Unexpected costs, unexpected revenues
Sen. Jean Hunhoff, R-Yankton, co-chairs the appropriations committee. Hunhoff and Venhuizen said separately that they knew an overrun was coming on the women’s prison project, but that they only heard the $27 million figure at the governor’s budget address.
“I was not aware of the number, but there have been discussions with the Governor’s Office,” Hunhoff said.
She knows the cost of furniture – beds and the like – has gone up. She also said she knows little beyond that, and that furniture prices alone don’t account for such a large number.
“Through the appropriation process, we will get a detailed accounting of exactly what those overruns are, and where those dollars are going,” Hunhoff said, referring to the budgeting work lawmakers will begin this month.
Some recent budget adjustments on other projects have been tied to federal spending requirements and federal approval issues.
Just last month, Hunhoff said, appropriators learned that the state’s plans to use federal relief dollars on the public health lab and nursing program expansions at Northern State University and Black Hills State University would be rejected unless each included public access areas.
“Well, Black Hills State, Northern, and the public health building all were redesigned,” Hunhoff said. “They’ve made it available to have access for the public to come in.”
The state had hoped to use some of the same federal money to renovate the state’s existing women’s prison and add space for substance abuse treatment. The public access requirement took that money off the table, though.
“You can’t do that at a prison,” Hunhoff said.
The co-chair echoed Venhuizen on the importance of putting money aside while surpluses remain to avoid interest charges for taxpayers. Prison overcrowding won’t end until new facilities come online, she said, so adding more to the state’s prison construction fund only makes the state less likely to take out loans.
“If we can start building that fund, then I think that’s a benefit to the citizens, and it means it’s a priority,” Hunhoff said. “I mean, we know we need to do something.”
That’s a key point for Sen.

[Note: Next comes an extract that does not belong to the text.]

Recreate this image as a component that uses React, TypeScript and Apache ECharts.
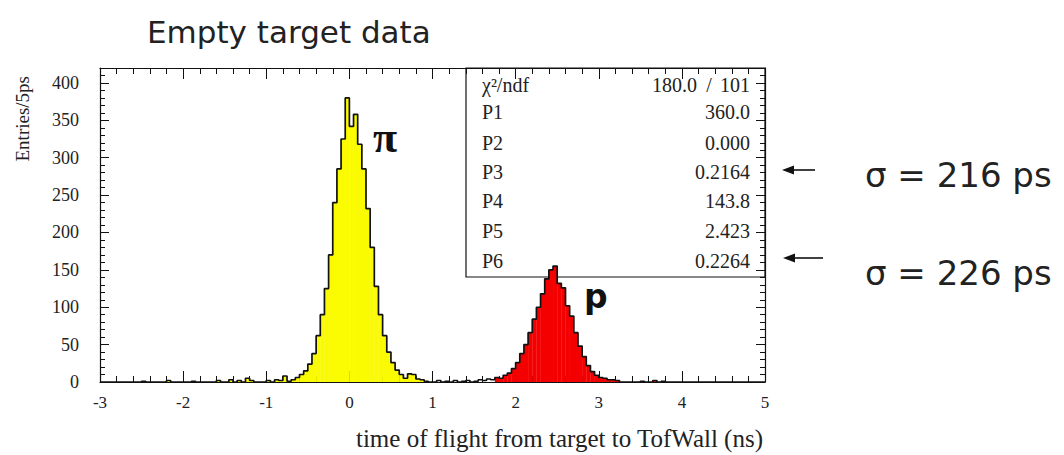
import React, { useEffect, useRef } from "react";
import * as echarts from "echarts";

// Histogram: 160 bins of 0.05 ns from -3 to 5 ns
const binStart = -3;
const binWidth = 0.05;
const counts: number[] = [
  // -3.00 .. -2.55
  0, 0, 0, 0, 0, 0, 0, 0, 0, 0,
  // -2.50 .. -2.05
  1, 0, 0, 0, 0, 0, 2, 0, 0, 0,
  // -2.00 .. -1.55
  0, 0, 1, 0, 0, 0, 0, 0, 2, 0,
  // -1.50 .. -1.05
  0, 3, 0, 2, 0, 5, 2, 0, 0, 0,
  // -1.00 .. -0.55
  2, 0, 3, 2, 8, 1, 3, 6, 10, 15,
  // -0.50 .. -0.05
  24, 38, 62, 90, 125, 170, 240, 285, 325, 380,
  // 0.00 .. 0.45
  342, 358, 318, 285, 232, 180, 128, 90, 62, 40,
  // 0.50 .. 0.95
  26, 16, 10, 5, 11, 10, 4, 3, 1, 0,
  // 1.00 .. 1.45
  0, 2, 0, 1, 0, 2, 0, 1, 2, 0,
  // 1.50 .. 1.95
  1, 3, 2, 4, 3, 6, 5, 9, 12, 18,
  // 2.00 .. 2.45
  26, 38, 50, 66, 84, 100, 118, 138, 150, 155,
  // 2.50 .. 2.95
  132, 126, 102, 88, 66, 48, 34, 22, 14, 9,
  // 3.00 .. 3.45
  6, 5, 3, 3, 2, 0, 0, 0, 0, 0,
  // 3.50 .. 3.95
  1, 0, 0, 2, 0, 1, 0, 0, 0, 0,
  // 4.00 .. 4.45
  0, 0, 0, 0, 0, 0, 0, 0, 0, 0,
  // 4.50 .. 4.95
  0, 0, 0, 0, 0, 0, 0, 0, 0, 0,
];

// fill regions (ns)
const pionFillMax = 1.0;
const protonFillMin = 1.75;

const xTicks = [-3, -2, -1, 0, 1, 2, 3, 4, 5];
const yTicks = [0, 50, 100, 150, 200, 250, 300, 350, 400];

const statLabels = ["\u03c7\u00b2/ndf", "P1", "P2", "P3", "P4", "P5", "P6"];
const statValues = ["", "360.0", "0.000", "0.2164", "143.8", "2.423", "0.2264"];
const chi2 = "180.0";
const ndf = "101";

const sigmaTexts = ["\u03c3 = 216 ps", "\u03c3 = 226 ps"];

export default function App() {
  const ref = useRef<HTMLDivElement>(null);

  useEffect(() => {
    if (!ref.current) return;
    const chart = echarts.init(ref.current, undefined, { renderer: "svg" });

    const bars = counts.map((c, i) => {
      const lo = binStart + i * binWidth;
      return [lo, lo + binWidth, c];
    });
    const outline: number[][] = [];
    counts.forEach((c, i) => {
      const lo = binStart + i * binWidth;
      outline.push([lo, c]);
      outline.push([lo + binWidth, c]);
    });

    const serif = "'Liberation Serif', 'DejaVu Serif', serif";
    const sans = "'DejaVu Sans', 'Noto Sans', sans-serif";
    const statFont = `20px ${serif}`;

    const boxLeft = 466;
    const boxRight = 765;
    const boxTop = 68;
    const boxBottom = 277;
    const rowY = [85, 112, 143, 172, 201, 231, 261];

    const statGraphics: any[] = [];
    statLabels.forEach((lab, i) => {
      statGraphics.push({
        type: "text",
        x: 482,
        y: rowY[i],
        style: {
          text: lab,
          font: statFont,
          fill: "#222",
          textVerticalAlign: "middle",
        },
        z: 20,
      });
      if (statValues[i]) {
        statGraphics.push({
          type: "text",
          x: 750,
          y: rowY[i],
          style: {
            text: statValues[i],
            font: statFont,
            fill: "#222",
            textAlign: "right",
            textVerticalAlign: "middle",
          },
          z: 20,
        });
      }
    });
    statGraphics.push({
      type: "text",
      x: 697,
      y: rowY[0],
      style: { text: chi2, font: statFont, fill: "#222", textAlign: "right", textVerticalAlign: "middle" },
      z: 20,
    });
    statGraphics.push({
      type: "text",
      x: 709,
      y: rowY[0],
      style: { text: "/", font: statFont, fill: "#222", textAlign: "center", textVerticalAlign: "middle" },
      z: 20,
    });
    statGraphics.push({
      type: "text",
      x: 750,
      y: rowY[0],
      style: { text: ndf, font: statFont, fill: "#222", textAlign: "right", textVerticalAlign: "middle" },
      z: 20,
    });

    const arrow = (y: number, x0: number, x1: number) => [
      {
        type: "line",
        shape: { x1: x0 + 8, y1: y, x2: x1, y2: y },
        style: { stroke: "#111", lineWidth: 1.6 },
        z: 20,
      },
      {
        type: "polygon",
        shape: { points: [[x0, y], [x0 + 12, y - 4.5], [x0 + 12, y + 4.5]] },
        style: { fill: "#111" },
        z: 20,
      },
    ];

    const option: any = {
      animation: false,
      backgroundColor: "#fff",
      title: {
        text: "Empty target data",
        left: 142,
        top: 11,
        textStyle: { fontFamily: sans, fontSize: 31, fontWeight: "normal", color: "#222" },
      },
      grid: { left: 100, right: 299, top: 68, bottom: 73, containLabel: false },
      xAxis: [
        {
          type: "value",
          min: -3,
          max: 5,
          interval: 1,
          position: "bottom",
          axisLine: { onZero: false, lineStyle: { color: "#111", width: 1.2 } },
          axisTick: { inside: true, length: 11, lineStyle: { color: "#111" } },
          minorTick: { show: true, splitNumber: 5, length: 6, lineStyle: { color: "#111" } },
          splitLine: { show: false },
          axisLabel: {
            margin: 12,
            fontFamily: serif,
            fontSize: 17,
            color: "#222",
            formatter: (v: number) => (xTicks.includes(v) ? String(v) : ""),
          },
        },
        {
          type: "value",
          min: -3,
          max: 5,
          interval: 1,
          position: "top",
          axisLine: { onZero: false, lineStyle: { color: "#111", width: 1.2 } },
          axisTick: { inside: true, length: 11, lineStyle: { color: "#111" } },
          minorTick: { show: true, splitNumber: 5, length: 6, lineStyle: { color: "#111" } },
          splitLine: { show: false },
          axisLabel: { show: false },
        },
      ],
      yAxis: [
        {
          type: "value",
          min: 0,
          max: 420,
          interval: 50,
          position: "left",
          axisLine: { show: true, onZero: false, lineStyle: { color: "#111", width: 1.2 } },
          axisTick: { show: true, inside: true, length: 9, lineStyle: { color: "#111" } },
          minorTick: { show: true, splitNumber: 5, length: 5, lineStyle: { color: "#111" } },
          splitLine: { show: false },
          axisLabel: {
            margin: 21,
            fontFamily: serif,
            fontSize: 18,
            color: "#222",
            showMaxLabel: false,
            formatter: (v: number) => (yTicks.includes(v) ? String(v) : ""),
          },
        },
        {
          type: "value",
          min: 0,
          max: 420,
          interval: 50,
          position: "right",
          axisLine: { show: true, onZero: false, lineStyle: { color: "#111", width: 1.2 } },
          axisTick: { show: true, inside: true, length: 9, lineStyle: { color: "#111" } },
          minorTick: { show: true, splitNumber: 5, length: 5, lineStyle: { color: "#111" } },
          splitLine: { show: false },
          axisLabel: { show: false },
        },
      ],
      series: [
        {
          type: "custom",
          xAxisIndex: 0,
          yAxisIndex: 0,
          z: 5,
          data: bars,
          encode: { x: [0, 1], y: 2 },
          renderItem: (params: any, api: any) => {
            const x0 = api.value(0);
            const x1 = api.value(1);
            const v = api.value(2);
            const mid = (x0 + x1) / 2;
            let fill = "";
            if (mid < pionFillMax) fill = "#fafa00";
            else if (mid > protonFillMin) fill = "#f50000";
            if (!fill || v <= 0) return null;
            const p0 = api.coord([x0, v]);
            const p1 = api.coord([x1, 0]);
            return {
              type: "rect",
              shape: { x: p0[0], y: p0[1], width: p1[0] - p0[0] + 0.3, height: p1[1] - p0[1] },
              style: { fill },
            };
          },
        },
        {
          type: "line",
          xAxisIndex: 0,
          yAxisIndex: 0,
          z: 6,
          data: outline,
          symbol: "none",
          lineStyle: { color: "#111", width: 1.7 },
        },
      ],
      graphic: [
        {
          type: "rect",
          shape: { x: boxLeft, y: boxTop, width: boxRight - boxLeft, height: boxBottom - boxTop },
          style: { fill: "none", stroke: "#111", lineWidth: 1.2 },
          z: 1,
        },
        ...statGraphics,
        {
          type: "text",
          x: 373,
          y: 115,
          style: { text: "\u03c0", font: `bold 44px ${serif}`, fill: "#111" },
          z: 20,
        },
        {
          type: "text",
          x: 584,
          y: 280,
          style: { text: "p", font: `bold 33px ${sans}`, fill: "#111" },
          z: 20,
        },
        {
          type: "text",
          x: 763,
          y: 438,
          style: {
            text: "time of flight from target to TofWall (ns)",
            font: `25px ${serif}`,
            fill: "#222",
            textAlign: "right",
            textVerticalAlign: "middle",
          },
          z: 20,
        },
        {
          type: "text",
          x: 22,
          y: 76,
          rotation: Math.PI / 2,
          style: {
            text: "Entries/5ps",
            font: `19px ${serif}`,
            fill: "#222",
            textAlign: "right",
            textVerticalAlign: "middle",
          },
          z: 20,
        },
        ...arrow(170, 782, 815),
        ...arrow(258, 783, 823),
        {
          type: "text",
          x: 865,
          y: 175,
          style: { text: sigmaTexts[0], font: `34px ${sans}`, fill: "#222", textVerticalAlign: "middle" },
          z: 20,
        },
        {
          type: "text",
          x: 865,
          y: 273,
          style: { text: sigmaTexts[1], font: `34px ${sans}`, fill: "#222", textVerticalAlign: "middle" },
          z: 20,
        },
      ],
    };

    chart.setOption(option);
    return () => chart.dispose();
  }, []);

  return (
    <div
      ref={ref}
      style={{ position: "fixed", left: 0, top: 0, width: 1064, height: 455, background: "#fff" }}
    />
  );
}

David Johnson, R-Rapid City, who served on appropriations through 2023 but will not in 2024. The new women’s prison will be in his district. In the end, he said, the prisons are necessary. As important as it is to watch the budget, there just aren’t as many adjustments the state can make when building a secure facility.
That’s one reason Johnson’s resigned to accept higher prices as they come. Another is the number of supplemental budget requests he heard as an appropriator.
“It will happen, and the price tag is going to be what it is,” Johnson said. “If you start taking shortcuts on something like a prison, you’ll pay the price down the line.”
As far as asking for better cost estimates, Johnson said it would be nice to see something more firm up front. But firm estimates have been hard to come by in recent years, and Johnson believes many of his fellow lawmakers see adjustments as inevitable. A reliance on anticipated surpluses and supplemental budget requests is “kind of built into the way things get funded,” he said.
“We can’t predict what inflation is going to be,” he said. “But we do know we’ll have a surplus.”